WHAT YOU NEED TO DO:
The listing below holds pictures; exclude them. Return exactly the lines from the one with "Give me the matplotlib source for this chart." through the one with "plt.rcParams['font.family'] = ['Noto".
--- BEGIN DATA RECORDS ---
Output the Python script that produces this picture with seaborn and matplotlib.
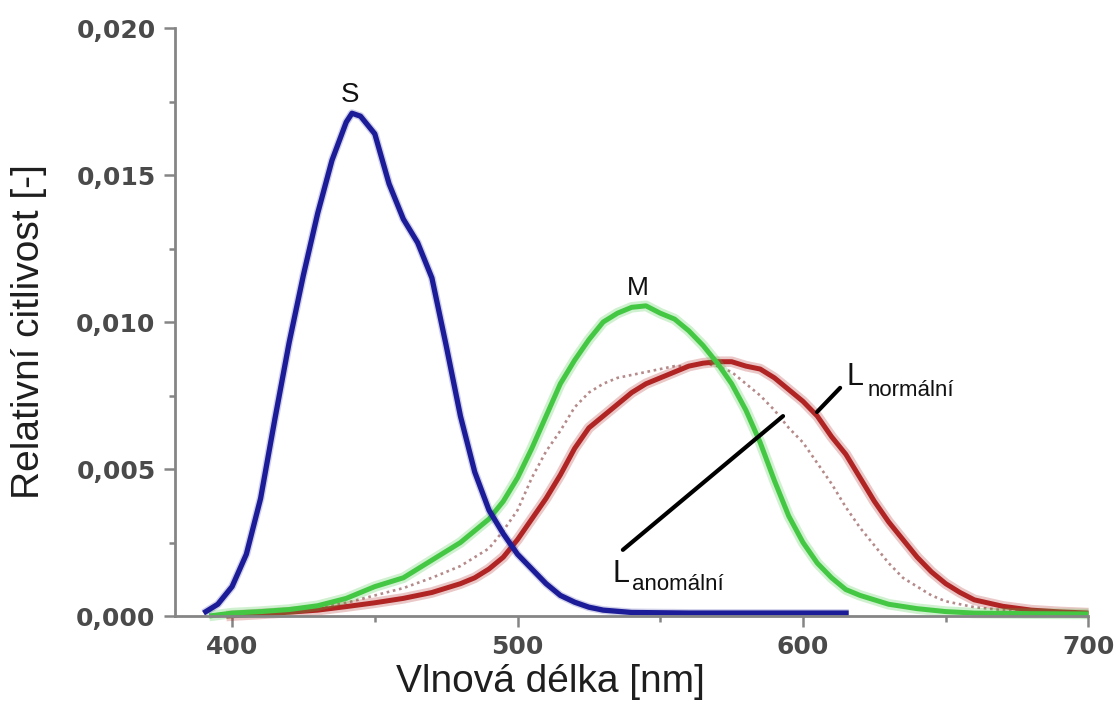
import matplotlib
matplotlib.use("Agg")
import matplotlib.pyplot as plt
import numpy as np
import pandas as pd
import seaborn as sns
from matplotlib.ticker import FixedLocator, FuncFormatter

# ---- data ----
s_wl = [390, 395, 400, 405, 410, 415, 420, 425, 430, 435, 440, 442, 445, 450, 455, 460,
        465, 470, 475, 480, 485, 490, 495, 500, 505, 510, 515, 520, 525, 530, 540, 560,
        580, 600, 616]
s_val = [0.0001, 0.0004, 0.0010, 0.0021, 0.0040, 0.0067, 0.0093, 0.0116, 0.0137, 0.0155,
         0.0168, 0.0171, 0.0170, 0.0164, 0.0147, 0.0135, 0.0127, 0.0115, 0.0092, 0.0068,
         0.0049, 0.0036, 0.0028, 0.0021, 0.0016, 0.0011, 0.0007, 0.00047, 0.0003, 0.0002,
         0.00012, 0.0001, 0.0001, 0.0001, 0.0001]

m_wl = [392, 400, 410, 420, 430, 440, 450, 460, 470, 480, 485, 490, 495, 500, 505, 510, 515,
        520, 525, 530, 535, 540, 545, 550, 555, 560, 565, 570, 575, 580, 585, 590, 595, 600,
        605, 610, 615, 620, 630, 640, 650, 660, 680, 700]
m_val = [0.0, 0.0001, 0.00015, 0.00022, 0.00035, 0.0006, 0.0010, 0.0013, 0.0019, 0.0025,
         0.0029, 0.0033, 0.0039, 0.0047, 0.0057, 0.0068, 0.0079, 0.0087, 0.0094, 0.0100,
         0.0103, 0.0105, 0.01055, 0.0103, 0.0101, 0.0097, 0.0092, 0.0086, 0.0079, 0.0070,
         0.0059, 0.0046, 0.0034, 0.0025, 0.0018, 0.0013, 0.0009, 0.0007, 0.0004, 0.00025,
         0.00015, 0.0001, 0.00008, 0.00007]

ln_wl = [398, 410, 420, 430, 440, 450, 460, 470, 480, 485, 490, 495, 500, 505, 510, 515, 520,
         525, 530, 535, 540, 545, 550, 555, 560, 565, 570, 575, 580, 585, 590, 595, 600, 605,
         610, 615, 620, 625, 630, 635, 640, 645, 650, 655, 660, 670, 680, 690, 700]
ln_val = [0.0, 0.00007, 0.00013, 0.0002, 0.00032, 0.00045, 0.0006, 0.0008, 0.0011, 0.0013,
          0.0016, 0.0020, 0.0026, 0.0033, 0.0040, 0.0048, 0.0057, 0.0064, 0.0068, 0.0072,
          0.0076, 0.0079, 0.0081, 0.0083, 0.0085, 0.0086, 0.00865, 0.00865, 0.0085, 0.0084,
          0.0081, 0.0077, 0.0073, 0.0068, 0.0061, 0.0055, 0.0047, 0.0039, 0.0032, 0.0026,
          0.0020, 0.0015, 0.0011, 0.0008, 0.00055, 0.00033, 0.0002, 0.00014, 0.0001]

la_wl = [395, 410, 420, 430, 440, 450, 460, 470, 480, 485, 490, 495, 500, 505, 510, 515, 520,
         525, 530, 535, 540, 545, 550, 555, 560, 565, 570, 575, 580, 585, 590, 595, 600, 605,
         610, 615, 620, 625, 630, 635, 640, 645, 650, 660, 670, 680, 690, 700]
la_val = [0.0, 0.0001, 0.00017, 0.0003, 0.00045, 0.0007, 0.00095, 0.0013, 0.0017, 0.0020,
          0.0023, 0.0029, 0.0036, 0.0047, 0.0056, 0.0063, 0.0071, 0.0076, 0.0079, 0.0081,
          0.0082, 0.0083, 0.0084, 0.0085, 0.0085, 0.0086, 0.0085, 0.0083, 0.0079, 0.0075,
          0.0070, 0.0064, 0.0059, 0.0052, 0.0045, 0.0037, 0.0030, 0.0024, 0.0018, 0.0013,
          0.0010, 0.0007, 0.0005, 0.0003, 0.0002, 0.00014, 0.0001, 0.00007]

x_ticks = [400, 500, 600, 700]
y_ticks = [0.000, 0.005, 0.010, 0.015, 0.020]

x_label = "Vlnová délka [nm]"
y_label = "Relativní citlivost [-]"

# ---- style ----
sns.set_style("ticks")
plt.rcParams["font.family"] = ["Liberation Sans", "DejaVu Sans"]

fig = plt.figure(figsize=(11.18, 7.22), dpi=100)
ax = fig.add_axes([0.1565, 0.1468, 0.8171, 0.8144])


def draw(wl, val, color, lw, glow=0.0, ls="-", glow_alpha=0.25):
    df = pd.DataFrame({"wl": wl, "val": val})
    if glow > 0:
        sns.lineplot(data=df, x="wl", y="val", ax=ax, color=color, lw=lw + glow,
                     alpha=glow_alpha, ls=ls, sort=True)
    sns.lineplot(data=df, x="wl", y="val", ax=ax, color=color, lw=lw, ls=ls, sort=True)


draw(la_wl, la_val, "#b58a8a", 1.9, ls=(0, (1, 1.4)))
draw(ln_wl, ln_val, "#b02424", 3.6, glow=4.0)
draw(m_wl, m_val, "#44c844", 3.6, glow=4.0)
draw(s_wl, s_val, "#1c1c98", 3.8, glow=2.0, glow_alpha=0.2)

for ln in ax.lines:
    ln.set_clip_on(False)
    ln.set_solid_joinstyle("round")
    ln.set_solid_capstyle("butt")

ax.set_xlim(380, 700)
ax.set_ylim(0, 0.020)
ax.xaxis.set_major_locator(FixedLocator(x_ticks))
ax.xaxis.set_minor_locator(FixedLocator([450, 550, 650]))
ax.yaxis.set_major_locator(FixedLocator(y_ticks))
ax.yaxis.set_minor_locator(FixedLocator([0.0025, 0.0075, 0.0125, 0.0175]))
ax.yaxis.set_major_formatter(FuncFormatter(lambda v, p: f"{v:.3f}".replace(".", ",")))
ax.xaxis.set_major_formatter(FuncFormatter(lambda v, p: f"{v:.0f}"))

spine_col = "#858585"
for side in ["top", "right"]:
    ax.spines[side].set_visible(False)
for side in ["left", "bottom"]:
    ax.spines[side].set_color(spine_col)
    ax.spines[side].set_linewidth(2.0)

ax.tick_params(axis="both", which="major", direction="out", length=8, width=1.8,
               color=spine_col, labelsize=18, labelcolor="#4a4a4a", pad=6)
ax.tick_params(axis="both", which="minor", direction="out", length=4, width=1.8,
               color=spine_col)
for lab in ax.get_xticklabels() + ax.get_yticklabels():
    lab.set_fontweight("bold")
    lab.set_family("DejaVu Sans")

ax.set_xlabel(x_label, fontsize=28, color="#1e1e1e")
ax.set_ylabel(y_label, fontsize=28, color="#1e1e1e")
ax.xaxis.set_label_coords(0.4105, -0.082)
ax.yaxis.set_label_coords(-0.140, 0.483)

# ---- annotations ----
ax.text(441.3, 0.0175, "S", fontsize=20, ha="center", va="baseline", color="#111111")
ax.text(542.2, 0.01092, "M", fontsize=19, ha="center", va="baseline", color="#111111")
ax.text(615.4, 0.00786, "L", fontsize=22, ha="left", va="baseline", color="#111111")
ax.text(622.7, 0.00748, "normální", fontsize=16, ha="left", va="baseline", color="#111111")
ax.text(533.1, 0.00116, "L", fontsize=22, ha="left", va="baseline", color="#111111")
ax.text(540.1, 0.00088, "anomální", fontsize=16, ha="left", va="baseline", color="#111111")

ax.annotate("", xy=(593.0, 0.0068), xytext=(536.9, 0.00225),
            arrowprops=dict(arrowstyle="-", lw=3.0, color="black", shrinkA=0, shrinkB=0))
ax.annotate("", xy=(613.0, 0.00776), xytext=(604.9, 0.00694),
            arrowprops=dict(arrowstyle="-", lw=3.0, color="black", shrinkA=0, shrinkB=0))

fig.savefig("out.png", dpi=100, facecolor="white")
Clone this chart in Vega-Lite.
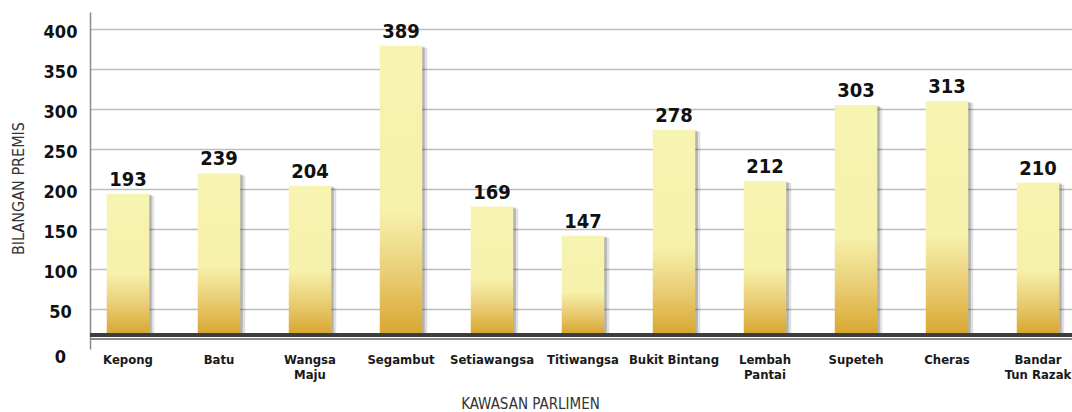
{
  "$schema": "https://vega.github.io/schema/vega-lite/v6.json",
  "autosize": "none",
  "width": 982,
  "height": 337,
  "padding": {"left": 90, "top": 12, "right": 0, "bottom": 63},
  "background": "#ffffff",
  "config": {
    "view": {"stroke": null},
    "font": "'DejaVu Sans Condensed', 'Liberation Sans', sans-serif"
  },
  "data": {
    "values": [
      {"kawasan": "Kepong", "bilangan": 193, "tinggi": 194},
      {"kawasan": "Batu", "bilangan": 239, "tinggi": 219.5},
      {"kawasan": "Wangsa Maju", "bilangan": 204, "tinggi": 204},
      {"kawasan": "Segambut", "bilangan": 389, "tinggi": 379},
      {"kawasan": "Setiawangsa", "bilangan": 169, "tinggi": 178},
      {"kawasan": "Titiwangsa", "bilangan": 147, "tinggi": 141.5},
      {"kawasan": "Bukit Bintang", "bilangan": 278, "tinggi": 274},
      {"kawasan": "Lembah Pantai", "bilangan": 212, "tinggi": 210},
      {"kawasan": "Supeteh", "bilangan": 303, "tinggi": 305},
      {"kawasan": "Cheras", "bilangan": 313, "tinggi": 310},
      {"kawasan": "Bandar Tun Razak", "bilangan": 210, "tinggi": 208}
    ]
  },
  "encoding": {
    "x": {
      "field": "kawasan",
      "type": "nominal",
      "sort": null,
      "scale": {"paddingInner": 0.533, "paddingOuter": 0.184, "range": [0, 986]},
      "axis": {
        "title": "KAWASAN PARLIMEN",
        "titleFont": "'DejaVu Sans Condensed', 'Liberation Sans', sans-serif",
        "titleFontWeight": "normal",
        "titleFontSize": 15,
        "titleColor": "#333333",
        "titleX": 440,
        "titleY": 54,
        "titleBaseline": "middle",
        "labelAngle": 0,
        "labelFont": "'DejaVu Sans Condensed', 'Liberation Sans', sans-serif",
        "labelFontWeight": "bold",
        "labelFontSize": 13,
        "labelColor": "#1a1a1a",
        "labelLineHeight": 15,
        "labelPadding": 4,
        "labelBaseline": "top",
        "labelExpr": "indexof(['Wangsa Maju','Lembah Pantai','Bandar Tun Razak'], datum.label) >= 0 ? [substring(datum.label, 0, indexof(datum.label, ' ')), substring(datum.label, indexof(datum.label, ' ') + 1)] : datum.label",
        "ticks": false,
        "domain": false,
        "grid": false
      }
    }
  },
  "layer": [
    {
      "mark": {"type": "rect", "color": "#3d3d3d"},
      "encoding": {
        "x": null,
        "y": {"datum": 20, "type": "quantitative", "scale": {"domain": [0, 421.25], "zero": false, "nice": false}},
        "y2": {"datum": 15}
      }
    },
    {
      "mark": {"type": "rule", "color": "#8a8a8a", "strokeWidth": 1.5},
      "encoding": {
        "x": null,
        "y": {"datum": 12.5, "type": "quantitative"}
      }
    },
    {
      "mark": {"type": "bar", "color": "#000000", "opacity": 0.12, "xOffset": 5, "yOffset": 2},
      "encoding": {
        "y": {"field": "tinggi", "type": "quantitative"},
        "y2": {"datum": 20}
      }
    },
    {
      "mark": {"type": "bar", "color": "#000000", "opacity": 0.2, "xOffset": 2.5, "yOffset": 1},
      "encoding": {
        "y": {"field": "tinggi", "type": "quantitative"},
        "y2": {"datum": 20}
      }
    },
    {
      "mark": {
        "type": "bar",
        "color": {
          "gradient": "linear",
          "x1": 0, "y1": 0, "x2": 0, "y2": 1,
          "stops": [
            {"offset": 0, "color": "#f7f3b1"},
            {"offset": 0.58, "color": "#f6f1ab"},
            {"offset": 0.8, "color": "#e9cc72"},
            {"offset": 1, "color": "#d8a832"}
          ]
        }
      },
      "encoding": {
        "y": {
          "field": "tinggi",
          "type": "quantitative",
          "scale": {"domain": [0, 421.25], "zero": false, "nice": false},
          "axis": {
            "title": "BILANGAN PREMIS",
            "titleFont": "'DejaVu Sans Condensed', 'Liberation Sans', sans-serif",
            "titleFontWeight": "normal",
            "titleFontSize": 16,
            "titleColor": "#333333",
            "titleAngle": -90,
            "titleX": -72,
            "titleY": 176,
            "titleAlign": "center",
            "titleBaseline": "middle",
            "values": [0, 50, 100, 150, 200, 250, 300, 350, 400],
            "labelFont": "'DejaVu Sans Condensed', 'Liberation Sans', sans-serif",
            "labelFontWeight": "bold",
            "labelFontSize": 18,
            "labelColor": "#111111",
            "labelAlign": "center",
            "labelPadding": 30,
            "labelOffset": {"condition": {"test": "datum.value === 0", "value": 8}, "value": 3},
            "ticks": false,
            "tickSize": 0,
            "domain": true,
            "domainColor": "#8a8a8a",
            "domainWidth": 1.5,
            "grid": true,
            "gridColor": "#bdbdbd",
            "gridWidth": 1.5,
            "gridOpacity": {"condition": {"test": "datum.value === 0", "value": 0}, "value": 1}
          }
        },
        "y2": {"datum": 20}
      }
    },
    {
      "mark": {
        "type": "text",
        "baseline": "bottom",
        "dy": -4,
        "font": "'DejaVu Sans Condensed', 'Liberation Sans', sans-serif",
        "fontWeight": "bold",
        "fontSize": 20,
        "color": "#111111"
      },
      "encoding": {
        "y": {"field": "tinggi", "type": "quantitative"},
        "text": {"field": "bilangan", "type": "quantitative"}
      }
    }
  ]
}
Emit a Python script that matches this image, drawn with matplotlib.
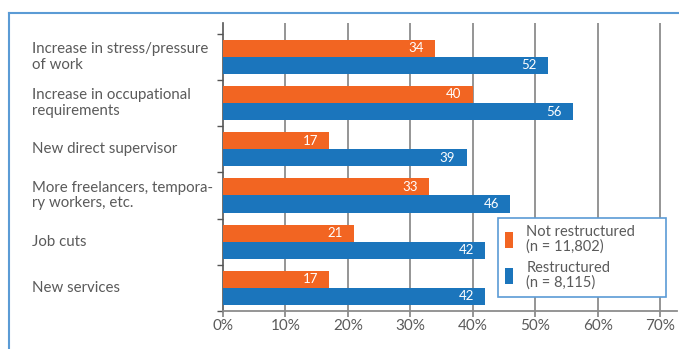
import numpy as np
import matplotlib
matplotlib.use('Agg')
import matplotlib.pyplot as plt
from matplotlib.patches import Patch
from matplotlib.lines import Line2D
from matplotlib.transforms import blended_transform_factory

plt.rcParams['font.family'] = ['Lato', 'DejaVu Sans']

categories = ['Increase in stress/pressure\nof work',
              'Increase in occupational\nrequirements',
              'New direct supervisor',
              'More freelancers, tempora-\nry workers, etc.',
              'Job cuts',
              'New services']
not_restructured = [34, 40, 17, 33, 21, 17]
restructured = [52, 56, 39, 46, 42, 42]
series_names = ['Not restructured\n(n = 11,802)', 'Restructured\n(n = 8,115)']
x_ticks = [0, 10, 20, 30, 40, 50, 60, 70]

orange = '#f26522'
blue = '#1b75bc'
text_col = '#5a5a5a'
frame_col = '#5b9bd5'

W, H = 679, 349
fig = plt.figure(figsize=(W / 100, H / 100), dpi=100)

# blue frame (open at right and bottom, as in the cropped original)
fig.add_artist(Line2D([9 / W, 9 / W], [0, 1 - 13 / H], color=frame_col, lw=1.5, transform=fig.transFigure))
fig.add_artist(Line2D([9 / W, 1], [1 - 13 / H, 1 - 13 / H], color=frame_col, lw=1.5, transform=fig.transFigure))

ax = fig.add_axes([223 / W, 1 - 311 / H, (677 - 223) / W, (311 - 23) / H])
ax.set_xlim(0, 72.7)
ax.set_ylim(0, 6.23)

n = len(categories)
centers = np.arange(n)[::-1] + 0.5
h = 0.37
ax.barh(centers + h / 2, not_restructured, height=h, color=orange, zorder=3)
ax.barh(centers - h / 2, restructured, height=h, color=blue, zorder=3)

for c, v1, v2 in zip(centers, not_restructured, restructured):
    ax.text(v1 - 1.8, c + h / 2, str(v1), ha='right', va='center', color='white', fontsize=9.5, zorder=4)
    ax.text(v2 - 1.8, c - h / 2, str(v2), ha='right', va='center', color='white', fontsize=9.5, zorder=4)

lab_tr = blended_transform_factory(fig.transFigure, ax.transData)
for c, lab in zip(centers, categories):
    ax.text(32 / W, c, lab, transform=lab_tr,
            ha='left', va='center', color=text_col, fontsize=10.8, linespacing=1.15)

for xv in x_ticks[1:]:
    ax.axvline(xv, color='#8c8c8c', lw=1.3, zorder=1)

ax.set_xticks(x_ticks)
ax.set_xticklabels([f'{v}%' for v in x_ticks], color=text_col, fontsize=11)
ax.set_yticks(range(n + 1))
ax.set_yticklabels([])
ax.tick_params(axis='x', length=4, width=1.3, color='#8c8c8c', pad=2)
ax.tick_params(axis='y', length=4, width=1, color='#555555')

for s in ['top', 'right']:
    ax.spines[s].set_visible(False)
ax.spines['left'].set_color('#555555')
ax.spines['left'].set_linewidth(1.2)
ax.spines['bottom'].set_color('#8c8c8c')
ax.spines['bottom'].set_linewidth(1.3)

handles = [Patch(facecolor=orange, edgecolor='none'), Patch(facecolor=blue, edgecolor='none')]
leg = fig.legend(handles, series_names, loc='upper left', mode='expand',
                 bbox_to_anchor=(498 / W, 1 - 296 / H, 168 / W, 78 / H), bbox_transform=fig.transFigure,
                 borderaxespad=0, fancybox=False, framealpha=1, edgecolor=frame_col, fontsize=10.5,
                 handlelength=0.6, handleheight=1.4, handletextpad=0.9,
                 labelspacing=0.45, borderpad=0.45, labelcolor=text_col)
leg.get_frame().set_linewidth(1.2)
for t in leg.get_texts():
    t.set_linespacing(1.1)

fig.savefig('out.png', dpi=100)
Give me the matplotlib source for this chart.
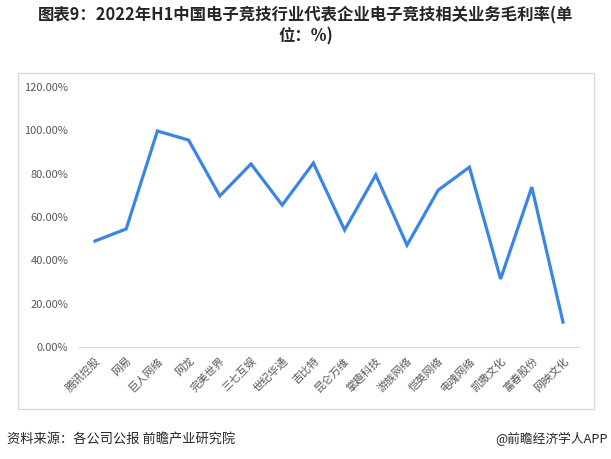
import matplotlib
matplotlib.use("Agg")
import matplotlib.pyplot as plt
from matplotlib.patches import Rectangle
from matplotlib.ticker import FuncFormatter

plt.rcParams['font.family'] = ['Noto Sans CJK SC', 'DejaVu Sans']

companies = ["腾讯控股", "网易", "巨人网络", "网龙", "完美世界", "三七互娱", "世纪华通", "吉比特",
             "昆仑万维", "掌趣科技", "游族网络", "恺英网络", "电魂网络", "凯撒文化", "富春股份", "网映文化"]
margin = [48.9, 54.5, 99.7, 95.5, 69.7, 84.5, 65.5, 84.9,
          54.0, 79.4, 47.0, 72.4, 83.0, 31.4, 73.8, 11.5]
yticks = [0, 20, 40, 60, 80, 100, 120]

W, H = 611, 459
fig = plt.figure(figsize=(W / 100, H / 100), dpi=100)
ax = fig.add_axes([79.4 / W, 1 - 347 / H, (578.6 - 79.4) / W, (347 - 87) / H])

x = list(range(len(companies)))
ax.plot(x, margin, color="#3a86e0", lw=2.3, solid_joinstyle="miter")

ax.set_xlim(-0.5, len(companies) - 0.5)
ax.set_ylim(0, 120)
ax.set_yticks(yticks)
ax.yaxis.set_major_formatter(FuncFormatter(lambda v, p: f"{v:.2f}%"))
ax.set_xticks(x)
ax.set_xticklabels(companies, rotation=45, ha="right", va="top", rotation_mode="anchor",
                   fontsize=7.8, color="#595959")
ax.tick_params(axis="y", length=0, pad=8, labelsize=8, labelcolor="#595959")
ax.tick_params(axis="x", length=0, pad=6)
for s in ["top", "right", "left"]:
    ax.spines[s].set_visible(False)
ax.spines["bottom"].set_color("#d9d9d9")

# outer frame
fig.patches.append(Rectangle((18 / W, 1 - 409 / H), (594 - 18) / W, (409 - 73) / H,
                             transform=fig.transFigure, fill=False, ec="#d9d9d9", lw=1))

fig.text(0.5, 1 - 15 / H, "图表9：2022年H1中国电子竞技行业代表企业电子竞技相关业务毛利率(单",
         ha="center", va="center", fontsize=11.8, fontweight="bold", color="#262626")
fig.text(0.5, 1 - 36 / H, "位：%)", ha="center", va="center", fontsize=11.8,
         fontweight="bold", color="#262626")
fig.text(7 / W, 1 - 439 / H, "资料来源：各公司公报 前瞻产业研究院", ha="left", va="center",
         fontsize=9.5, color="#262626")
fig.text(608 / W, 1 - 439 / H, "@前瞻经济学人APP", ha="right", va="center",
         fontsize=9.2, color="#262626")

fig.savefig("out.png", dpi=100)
--- END DATA RECORDS ---
COMPLETE ANSWER:
Give me the matplotlib source for this chart.
import matplotlib
matplotlib.use("Agg")
import matplotlib.pyplot as plt
from matplotlib.patches import Rectangle
from matplotlib.ticker import FuncFormatter

plt.rcParams['font.family'] = ['Noto Sans CJK SC', 'DejaVu Sans']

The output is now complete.